* DATA BLOCK *
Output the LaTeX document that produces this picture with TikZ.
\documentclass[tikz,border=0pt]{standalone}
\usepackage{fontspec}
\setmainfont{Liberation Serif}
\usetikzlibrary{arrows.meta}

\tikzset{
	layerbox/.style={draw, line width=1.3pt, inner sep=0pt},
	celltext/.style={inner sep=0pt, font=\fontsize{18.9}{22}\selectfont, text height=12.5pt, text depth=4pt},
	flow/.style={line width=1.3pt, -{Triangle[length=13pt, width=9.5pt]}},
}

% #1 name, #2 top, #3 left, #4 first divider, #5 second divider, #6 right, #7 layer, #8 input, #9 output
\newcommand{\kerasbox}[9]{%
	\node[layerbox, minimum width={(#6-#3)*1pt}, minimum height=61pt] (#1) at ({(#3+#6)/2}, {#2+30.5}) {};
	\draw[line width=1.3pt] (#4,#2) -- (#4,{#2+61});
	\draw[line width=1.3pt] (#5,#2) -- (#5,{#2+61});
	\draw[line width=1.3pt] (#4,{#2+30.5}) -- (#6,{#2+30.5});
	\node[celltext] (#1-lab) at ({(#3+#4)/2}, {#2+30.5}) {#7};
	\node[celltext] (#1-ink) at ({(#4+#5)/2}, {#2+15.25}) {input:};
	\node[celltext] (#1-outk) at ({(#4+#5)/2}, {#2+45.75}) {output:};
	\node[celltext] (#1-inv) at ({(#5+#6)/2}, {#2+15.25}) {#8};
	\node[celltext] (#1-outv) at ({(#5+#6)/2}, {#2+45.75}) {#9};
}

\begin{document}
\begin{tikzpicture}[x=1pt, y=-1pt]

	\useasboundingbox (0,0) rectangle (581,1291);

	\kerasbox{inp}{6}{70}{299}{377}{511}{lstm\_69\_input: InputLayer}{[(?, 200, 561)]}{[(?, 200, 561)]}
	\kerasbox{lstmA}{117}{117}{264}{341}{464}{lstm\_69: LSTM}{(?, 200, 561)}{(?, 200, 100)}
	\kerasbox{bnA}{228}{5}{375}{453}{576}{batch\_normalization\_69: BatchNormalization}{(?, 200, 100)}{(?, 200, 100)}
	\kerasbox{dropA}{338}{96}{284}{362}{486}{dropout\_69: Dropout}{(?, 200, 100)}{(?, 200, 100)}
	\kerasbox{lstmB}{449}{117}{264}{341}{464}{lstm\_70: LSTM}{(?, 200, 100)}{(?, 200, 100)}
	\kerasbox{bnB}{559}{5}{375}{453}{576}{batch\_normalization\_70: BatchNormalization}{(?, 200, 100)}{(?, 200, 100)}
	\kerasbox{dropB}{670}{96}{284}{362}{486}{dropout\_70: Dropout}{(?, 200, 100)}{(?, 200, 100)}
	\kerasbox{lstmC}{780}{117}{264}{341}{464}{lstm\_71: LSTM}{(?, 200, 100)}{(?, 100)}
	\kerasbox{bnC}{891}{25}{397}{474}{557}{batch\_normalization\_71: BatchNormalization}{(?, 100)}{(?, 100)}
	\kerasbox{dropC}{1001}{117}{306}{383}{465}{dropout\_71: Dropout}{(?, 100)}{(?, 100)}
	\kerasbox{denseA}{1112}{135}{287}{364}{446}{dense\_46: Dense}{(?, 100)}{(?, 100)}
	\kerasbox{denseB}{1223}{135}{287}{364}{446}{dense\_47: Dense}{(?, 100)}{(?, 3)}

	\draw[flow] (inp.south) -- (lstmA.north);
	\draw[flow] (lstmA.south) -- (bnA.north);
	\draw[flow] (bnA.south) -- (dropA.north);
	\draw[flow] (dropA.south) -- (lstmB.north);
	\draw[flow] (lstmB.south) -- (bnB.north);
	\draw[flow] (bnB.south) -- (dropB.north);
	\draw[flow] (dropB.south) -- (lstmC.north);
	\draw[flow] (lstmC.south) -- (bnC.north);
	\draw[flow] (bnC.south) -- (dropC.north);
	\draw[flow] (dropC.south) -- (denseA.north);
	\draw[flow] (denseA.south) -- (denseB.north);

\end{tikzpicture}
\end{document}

* WRITTEN INSTRUCTION *
Print the whole listing exactly as it is.

* CORRECT ANSWER *
Output the LaTeX document that produces this picture with TikZ.
\documentclass[tikz,border=0pt]{standalone}
\usepackage{fontspec}
\setmainfont{Liberation Serif}
\usetikzlibrary{arrows.meta}

\tikzset{
	layerbox/.style={draw, line width=1.3pt, inner sep=0pt},
	celltext/.style={inner sep=0pt, font=\fontsize{18.9}{22}\selectfont, text height=12.5pt, text depth=4pt},
	flow/.style={line width=1.3pt, -{Triangle[length=13pt, width=9.5pt]}},
}

% #1 name, #2 top, #3 left, #4 first divider, #5 second divider, #6 right, #7 layer, #8 input, #9 output
\newcommand{\kerasbox}[9]{%
	\node[layerbox, minimum width={(#6-#3)*1pt}, minimum height=61pt] (#1) at ({(#3+#6)/2}, {#2+30.5}) {};
	\draw[line width=1.3pt] (#4,#2) -- (#4,{#2+61});
	\draw[line width=1.3pt] (#5,#2) -- (#5,{#2+61});
	\draw[line width=1.3pt] (#4,{#2+30.5}) -- (#6,{#2+30.5});
	\node[celltext] (#1-lab) at ({(#3+#4)/2}, {#2+30.5}) {#7};
	\node[celltext] (#1-ink) at ({(#4+#5)/2}, {#2+15.25}) {input:};
	\node[celltext] (#1-outk) at ({(#4+#5)/2}, {#2+45.75}) {output:};
	\node[celltext] (#1-inv) at ({(#5+#6)/2}, {#2+15.25}) {#8};
	\node[celltext] (#1-outv) at ({(#5+#6)/2}, {#2+45.75}) {#9};
}

\begin{document}
\begin{tikzpicture}[x=1pt, y=-1pt]

	\useasboundingbox (0,0) rectangle (581,1291);

	\kerasbox{inp}{6}{70}{299}{377}{511}{lstm\_69\_input: InputLayer}{[(?, 200, 561)]}{[(?, 200, 561)]}
	\kerasbox{lstmA}{117}{117}{264}{341}{464}{lstm\_69: LSTM}{(?, 200, 561)}{(?, 200, 100)}
	\kerasbox{bnA}{228}{5}{375}{453}{576}{batch\_normalization\_69: BatchNormalization}{(?, 200, 100)}{(?, 200, 100)}
	\kerasbox{dropA}{338}{96}{284}{362}{486}{dropout\_69: Dropout}{(?, 200, 100)}{(?, 200, 100)}
	\kerasbox{lstmB}{449}{117}{264}{341}{464}{lstm\_70: LSTM}{(?, 200, 100)}{(?, 200, 100)}
	\kerasbox{bnB}{559}{5}{375}{453}{576}{batch\_normalization\_70: BatchNormalization}{(?, 200, 100)}{(?, 200, 100)}
	\kerasbox{dropB}{670}{96}{284}{362}{486}{dropout\_70: Dropout}{(?, 200, 100)}{(?, 200, 100)}
	\kerasbox{lstmC}{780}{117}{264}{341}{464}{lstm\_71: LSTM}{(?, 200, 100)}{(?, 100)}
	\kerasbox{bnC}{891}{25}{397}{474}{557}{batch\_normalization\_71: BatchNormalization}{(?, 100)}{(?, 100)}
	\kerasbox{dropC}{1001}{117}{306}{383}{465}{dropout\_71: Dropout}{(?, 100)}{(?, 100)}
	\kerasbox{denseA}{1112}{135}{287}{364}{446}{dense\_46: Dense}{(?, 100)}{(?, 100)}
	\kerasbox{denseB}{1223}{135}{287}{364}{446}{dense\_47: Dense}{(?, 100)}{(?, 3)}

	\draw[flow] (inp.south) -- (lstmA.north);
	\draw[flow] (lstmA.south) -- (bnA.north);
	\draw[flow] (bnA.south) -- (dropA.north);
	\draw[flow] (dropA.south) -- (lstmB.north);
	\draw[flow] (lstmB.south) -- (bnB.north);
	\draw[flow] (bnB.south) -- (dropB.north);
	\draw[flow] (dropB.south) -- (lstmC.north);
	\draw[flow] (lstmC.south) -- (bnC.north);
	\draw[flow] (bnC.south) -- (dropC.north);
	\draw[flow] (dropC.south) -- (denseA.north);
	\draw[flow] (denseA.south) -- (denseB.north);

\end{tikzpicture}
\end{document}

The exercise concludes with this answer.